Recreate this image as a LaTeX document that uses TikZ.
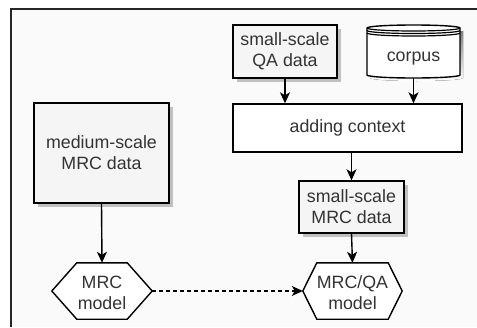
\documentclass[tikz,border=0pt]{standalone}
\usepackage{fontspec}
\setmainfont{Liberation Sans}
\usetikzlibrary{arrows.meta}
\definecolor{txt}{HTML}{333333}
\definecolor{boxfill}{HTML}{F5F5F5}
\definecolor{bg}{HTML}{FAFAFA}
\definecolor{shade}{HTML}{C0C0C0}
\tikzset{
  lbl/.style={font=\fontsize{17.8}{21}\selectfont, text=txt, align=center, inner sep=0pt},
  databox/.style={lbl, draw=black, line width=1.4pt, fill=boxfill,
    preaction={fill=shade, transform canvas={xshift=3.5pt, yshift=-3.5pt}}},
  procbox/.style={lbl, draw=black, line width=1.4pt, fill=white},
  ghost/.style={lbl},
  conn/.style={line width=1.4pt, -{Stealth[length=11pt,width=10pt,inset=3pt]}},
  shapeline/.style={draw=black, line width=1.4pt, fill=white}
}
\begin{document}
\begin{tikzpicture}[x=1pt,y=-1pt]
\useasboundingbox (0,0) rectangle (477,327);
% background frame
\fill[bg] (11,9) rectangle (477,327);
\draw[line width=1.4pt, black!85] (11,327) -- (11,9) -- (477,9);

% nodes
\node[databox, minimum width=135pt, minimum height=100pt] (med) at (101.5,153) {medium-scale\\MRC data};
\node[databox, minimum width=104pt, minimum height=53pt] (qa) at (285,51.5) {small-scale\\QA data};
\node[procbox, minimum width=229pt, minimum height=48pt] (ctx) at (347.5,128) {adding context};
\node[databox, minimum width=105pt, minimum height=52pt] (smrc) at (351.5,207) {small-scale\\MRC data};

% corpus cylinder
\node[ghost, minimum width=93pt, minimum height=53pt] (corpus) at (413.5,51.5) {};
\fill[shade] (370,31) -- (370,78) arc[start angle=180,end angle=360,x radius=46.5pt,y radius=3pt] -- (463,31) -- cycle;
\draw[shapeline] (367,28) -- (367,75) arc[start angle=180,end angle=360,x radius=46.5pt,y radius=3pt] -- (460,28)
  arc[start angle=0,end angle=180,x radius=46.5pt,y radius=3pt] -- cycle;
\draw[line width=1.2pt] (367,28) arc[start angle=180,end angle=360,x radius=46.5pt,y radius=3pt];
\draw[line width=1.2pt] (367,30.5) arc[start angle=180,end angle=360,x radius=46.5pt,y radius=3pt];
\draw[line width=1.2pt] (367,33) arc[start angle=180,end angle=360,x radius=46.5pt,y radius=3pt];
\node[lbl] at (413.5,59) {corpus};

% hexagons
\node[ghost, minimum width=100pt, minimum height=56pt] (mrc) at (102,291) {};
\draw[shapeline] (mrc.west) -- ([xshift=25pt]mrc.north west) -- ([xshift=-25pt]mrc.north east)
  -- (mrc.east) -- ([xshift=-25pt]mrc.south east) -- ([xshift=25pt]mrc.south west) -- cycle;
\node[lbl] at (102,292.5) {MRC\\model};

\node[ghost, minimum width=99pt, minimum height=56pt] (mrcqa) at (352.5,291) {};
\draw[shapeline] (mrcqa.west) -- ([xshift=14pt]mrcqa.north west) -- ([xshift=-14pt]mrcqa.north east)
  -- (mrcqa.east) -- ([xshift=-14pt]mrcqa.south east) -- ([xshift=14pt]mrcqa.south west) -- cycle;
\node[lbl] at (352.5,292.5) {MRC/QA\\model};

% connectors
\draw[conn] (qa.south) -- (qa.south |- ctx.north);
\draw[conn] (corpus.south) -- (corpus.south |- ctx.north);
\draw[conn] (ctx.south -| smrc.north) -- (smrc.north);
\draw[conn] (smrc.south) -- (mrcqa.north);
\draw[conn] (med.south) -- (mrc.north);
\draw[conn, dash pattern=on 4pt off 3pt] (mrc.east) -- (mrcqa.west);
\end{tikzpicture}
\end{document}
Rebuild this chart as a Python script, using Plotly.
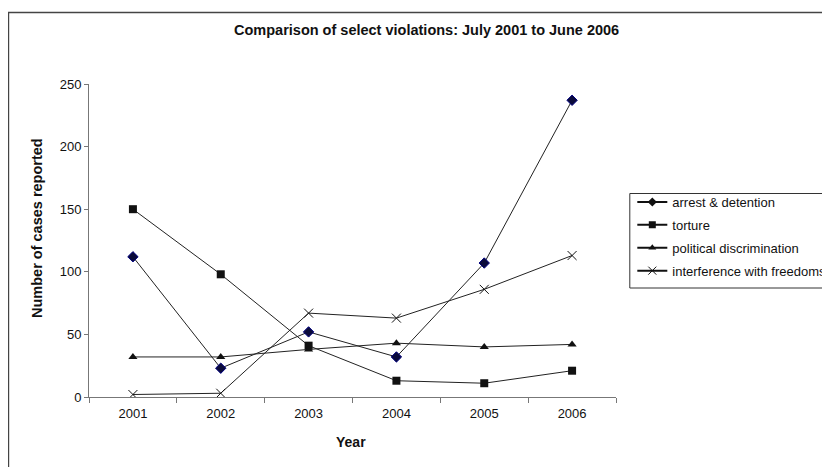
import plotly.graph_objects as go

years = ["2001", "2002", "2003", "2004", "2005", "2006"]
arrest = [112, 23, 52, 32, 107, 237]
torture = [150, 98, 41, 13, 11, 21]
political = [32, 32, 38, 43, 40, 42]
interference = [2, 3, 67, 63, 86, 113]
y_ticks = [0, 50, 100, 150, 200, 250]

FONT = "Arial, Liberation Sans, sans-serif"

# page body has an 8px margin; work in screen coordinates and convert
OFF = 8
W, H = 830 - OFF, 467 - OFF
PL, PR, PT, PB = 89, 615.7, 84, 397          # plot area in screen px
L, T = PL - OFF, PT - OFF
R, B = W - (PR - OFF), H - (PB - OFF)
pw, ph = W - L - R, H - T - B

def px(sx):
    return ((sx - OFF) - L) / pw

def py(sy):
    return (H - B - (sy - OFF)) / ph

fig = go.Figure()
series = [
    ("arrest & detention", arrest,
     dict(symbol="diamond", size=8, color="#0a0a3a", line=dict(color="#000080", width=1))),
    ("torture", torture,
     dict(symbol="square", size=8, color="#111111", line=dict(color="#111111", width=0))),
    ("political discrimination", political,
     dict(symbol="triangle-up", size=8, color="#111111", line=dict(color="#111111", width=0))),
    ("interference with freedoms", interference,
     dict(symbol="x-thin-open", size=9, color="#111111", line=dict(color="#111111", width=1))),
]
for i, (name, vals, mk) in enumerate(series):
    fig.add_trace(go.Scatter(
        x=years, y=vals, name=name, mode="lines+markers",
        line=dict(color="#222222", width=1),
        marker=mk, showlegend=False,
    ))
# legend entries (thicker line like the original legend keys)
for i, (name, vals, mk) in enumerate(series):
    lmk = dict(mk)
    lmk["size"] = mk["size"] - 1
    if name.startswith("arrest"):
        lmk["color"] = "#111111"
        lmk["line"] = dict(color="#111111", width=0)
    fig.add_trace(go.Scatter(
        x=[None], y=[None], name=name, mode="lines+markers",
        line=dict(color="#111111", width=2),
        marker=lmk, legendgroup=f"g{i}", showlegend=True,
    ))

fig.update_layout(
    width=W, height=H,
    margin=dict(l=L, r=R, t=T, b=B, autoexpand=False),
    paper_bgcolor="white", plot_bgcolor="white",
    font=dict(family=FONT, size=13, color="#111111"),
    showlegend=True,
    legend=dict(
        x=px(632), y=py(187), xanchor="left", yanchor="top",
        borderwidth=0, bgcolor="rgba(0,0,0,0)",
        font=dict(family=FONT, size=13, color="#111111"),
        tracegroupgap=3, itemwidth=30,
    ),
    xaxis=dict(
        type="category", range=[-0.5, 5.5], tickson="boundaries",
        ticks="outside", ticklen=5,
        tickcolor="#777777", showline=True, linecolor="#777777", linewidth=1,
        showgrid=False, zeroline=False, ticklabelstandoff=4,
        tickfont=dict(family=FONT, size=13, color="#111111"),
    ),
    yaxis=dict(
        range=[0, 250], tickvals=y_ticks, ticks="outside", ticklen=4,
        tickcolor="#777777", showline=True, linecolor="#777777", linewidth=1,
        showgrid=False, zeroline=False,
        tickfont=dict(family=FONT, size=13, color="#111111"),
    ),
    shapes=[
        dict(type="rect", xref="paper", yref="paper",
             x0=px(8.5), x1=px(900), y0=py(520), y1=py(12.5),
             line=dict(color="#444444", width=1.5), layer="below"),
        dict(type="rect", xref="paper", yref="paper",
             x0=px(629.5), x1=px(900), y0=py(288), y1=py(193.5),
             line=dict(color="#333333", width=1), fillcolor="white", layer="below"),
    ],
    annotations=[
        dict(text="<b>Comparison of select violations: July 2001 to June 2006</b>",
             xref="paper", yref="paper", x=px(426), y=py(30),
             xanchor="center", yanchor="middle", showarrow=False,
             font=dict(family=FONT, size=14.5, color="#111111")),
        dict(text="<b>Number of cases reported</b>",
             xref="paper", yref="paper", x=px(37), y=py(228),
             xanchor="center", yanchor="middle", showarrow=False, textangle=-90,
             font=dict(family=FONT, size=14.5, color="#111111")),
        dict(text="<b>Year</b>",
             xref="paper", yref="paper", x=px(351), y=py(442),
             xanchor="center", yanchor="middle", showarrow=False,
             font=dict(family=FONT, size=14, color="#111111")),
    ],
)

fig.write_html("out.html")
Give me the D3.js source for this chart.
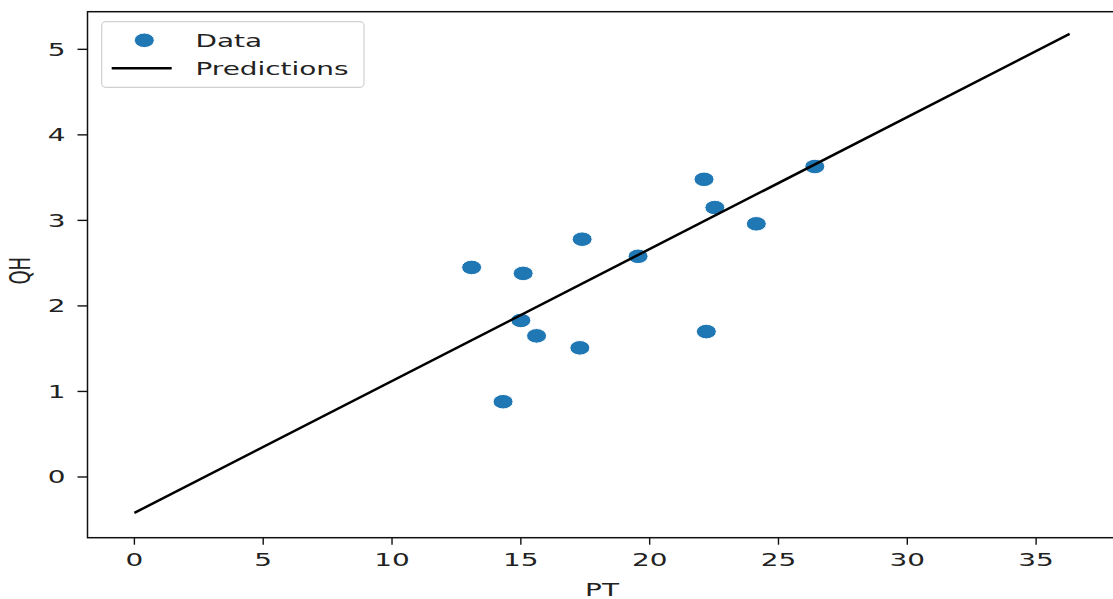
········
PROBLEM
Leave out the pictures and restate, word for word, the lines from the top of the data through the line containing "minimum width=105pt, minimum", both included.

THE OUTPUT
Recreate this image as a LaTeX document that uses TikZ.
\documentclass[tikz,border=0pt]{standalone}
\usepackage{fontspec}
\setmainfont{Liberation Sans}
\usetikzlibrary{arrows.meta}
\definecolor{txt}{HTML}{333333}
\definecolor{boxfill}{HTML}{F5F5F5}
\definecolor{bg}{HTML}{FAFAFA}
\definecolor{shade}{HTML}{C0C0C0}
\tikzset{
  lbl/.style={font=\fontsize{17.8}{21}\selectfont, text=txt, align=center, inner sep=0pt},
  databox/.style={lbl, draw=black, line width=1.4pt, fill=boxfill,
    preaction={fill=shade, transform canvas={xshift=3.5pt, yshift=-3.5pt}}},
  procbox/.style={lbl, draw=black, line width=1.4pt, fill=white},
  ghost/.style={lbl},
  conn/.style={line width=1.4pt, -{Stealth[length=11pt,width=10pt,inset=3pt]}},
  shapeline/.style={draw=black, line width=1.4pt, fill=white}
}
\begin{document}
\begin{tikzpicture}[x=1pt,y=-1pt]
\useasboundingbox (0,0) rectangle (477,327);
% background frame
\fill[bg] (11,9) rectangle (477,327);
\draw[line width=1.4pt, black!85] (11,327) -- (11,9) -- (477,9);

% nodes
\node[databox, minimum width=135pt, minimum height=100pt] (med) at (101.5,153) {medium-scale\\MRC data};
\node[databox, minimum width=104pt, minimum height=53pt] (qa) at (285,51.5) {small-scale\\QA data};
\node[procbox, minimum width=229pt, minimum height=48pt] (ctx) at (347.5,128) {adding context};
\node[databox, minimum width=105pt, minimum height=52pt] (smrc) at (351.5,207) {small-scale\\MRC data};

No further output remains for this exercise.